|I hate to be disagreeable phil22 but I can't agree when you say "The other run-of-mill ones (Netgear, D-Link, Linksys, Belkin etc) have a life of only a few years"|
I'm running a Linksys WRT54GL (with Tomato firmware) in my home and have been for around 7 years now. The original release date of this piece of hardware was somewhere around 2002/2003 and there are actually quite a few of them still running out there. FWIW, I did shut off the wireless on it when I bought a dual radio Access Point that I plugged into the router. The old girl is only G/B and single band (radio).
I've had devices that were brand new and didn't work out of the box and others that worked for years and years and years. Unless you get some major malfunction, devices like a SOHO Router or a switch should run basically forever.
While I wouldn't rule out a hardware issue regarding the OP's question, I would start troubleshooting elsewhere.
The OP states there are 7 people on this LAN two of which game a lot. My big question is, are any of the other 5 (and/or the 2 gamers) also downloading a lot files or streaming video when you notice this slow down?
If two or three other LAN users are streaming video (ie: Netflix or something like that) or downloading big files at the same time you're testing or gaming, that would explain the loss of bandwidth.
Troubleshooting is fairly simple. Disconnect everybody with a wired connection (except the test machine) and deny service to all wireless clients and then run a bandwidth test. Then enable/reconnect everybody and test again a few hours later (gives them time to get back to doing what they were). Then test again the following day. If there's no difference with only the one machine (again, a wired connection) doing the bandwidth test as versus all clients connected, then chances are you may be having provider issues or hardware issues.
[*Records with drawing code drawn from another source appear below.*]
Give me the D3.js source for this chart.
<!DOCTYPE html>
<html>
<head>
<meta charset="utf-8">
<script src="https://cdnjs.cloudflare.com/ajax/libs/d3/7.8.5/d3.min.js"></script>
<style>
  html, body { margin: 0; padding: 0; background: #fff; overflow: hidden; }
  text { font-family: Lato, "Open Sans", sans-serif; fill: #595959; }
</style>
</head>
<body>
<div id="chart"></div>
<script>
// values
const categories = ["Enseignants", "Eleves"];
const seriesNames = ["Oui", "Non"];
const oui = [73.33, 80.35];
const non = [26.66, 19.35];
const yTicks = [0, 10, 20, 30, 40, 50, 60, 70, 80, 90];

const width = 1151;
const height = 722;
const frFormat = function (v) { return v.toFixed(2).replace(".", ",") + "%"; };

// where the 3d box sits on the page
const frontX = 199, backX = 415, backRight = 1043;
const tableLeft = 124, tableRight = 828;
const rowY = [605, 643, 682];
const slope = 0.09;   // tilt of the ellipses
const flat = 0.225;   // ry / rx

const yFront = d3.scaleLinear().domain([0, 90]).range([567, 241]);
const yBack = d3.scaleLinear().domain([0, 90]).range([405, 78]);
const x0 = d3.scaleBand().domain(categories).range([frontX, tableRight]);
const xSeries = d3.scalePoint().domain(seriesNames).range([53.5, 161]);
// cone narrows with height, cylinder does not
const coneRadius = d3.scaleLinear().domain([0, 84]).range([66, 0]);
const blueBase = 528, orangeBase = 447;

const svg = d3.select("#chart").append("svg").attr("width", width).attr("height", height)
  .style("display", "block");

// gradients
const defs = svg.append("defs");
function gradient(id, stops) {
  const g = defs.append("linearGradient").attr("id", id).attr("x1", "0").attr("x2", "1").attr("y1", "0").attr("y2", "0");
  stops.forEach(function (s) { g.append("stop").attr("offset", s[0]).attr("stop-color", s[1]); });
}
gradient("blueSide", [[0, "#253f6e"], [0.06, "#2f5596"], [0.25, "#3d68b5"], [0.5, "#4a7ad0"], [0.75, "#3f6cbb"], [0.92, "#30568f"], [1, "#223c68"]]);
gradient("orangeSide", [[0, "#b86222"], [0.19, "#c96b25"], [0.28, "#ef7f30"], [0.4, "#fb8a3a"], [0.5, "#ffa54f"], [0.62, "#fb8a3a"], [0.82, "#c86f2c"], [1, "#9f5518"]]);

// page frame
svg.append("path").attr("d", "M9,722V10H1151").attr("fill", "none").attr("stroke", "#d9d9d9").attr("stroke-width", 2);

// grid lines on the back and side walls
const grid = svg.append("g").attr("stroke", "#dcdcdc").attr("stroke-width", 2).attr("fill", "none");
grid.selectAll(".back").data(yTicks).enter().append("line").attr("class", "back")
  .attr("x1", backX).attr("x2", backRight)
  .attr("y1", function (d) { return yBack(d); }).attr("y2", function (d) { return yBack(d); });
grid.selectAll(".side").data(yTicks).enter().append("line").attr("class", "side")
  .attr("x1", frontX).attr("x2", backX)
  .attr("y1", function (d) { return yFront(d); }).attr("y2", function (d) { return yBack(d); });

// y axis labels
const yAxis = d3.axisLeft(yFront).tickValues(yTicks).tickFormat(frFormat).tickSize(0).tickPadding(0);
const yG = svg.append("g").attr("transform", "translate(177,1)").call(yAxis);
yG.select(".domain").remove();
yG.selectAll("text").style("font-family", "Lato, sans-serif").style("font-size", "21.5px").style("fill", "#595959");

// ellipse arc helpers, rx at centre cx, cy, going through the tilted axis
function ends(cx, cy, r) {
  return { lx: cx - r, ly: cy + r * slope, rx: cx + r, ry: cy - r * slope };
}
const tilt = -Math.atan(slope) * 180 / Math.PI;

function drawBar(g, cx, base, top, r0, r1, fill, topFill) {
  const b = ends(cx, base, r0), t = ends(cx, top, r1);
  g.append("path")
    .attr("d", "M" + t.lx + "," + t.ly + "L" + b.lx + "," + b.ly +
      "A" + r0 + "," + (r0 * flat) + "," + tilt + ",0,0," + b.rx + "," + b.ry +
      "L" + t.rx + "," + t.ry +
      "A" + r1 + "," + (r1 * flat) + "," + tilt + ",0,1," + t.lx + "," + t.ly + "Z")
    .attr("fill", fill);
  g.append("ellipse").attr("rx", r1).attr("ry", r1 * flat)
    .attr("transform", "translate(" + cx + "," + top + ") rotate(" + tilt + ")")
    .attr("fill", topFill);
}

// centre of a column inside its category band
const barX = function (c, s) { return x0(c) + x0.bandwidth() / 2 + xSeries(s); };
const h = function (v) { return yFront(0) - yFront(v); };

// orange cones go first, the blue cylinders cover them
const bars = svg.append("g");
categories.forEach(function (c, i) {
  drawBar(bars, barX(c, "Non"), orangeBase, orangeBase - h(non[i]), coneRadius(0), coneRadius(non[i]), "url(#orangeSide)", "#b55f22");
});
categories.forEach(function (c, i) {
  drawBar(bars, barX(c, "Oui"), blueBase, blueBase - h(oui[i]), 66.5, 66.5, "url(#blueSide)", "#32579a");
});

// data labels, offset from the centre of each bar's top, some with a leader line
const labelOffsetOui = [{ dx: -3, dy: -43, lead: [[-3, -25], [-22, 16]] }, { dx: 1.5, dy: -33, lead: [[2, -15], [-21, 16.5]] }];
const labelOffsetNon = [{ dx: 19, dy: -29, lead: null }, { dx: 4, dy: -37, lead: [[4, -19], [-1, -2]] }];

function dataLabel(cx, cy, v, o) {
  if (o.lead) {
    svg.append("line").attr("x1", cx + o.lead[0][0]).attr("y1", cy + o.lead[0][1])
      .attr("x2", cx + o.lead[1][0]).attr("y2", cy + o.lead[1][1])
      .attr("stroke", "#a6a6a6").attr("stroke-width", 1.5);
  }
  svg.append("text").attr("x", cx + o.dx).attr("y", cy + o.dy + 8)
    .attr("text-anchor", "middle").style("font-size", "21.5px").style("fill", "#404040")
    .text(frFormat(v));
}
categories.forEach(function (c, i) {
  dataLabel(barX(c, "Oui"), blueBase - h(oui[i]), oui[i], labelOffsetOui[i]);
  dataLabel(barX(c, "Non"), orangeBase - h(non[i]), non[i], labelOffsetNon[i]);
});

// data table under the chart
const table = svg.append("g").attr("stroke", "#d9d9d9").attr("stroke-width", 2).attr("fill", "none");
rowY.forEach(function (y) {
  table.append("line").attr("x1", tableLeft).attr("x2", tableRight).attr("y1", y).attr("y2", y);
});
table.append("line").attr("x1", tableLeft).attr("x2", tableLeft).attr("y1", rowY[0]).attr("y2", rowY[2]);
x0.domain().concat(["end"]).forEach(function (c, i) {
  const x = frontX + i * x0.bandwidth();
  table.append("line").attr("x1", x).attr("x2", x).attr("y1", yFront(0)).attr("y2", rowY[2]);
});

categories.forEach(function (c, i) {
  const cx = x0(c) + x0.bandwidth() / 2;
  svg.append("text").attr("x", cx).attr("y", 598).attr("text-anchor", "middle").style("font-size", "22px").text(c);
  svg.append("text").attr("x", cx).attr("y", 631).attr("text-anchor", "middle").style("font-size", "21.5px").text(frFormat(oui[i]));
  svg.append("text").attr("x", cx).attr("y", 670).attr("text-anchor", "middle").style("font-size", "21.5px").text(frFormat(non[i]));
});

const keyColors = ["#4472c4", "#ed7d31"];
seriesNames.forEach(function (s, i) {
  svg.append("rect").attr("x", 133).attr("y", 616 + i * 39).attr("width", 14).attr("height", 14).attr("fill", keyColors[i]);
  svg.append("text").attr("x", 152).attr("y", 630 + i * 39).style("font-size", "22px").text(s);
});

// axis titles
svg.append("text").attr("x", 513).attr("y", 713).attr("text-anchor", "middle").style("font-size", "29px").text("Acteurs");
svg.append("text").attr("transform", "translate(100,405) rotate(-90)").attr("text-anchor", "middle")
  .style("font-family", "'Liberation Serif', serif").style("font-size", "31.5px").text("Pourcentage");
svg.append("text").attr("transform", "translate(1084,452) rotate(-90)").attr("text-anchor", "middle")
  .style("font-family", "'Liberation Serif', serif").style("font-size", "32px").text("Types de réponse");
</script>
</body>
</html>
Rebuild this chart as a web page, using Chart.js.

If however, the bandwidth is as good as can be expected, then the issue is other users on the LAN hogging up the bandwidth. Video streaming and downloading are very bandwidth intense. I'm a gamer myself and I can normally tell when my wife fires up a video or Netflix when I'm gaming as my game gets a little choppy.
If it is a case of bandwidth saturation you have options. If your present router is able to do bandwidth limiting you could choke the others who are sucking it all up. Or you could get a bigger package from your provider (if that's an option, it's not where I live).
It matters not how straight the gate,
How charged with punishments the scroll,
I am the master of my fate;
I am the captain of my soul.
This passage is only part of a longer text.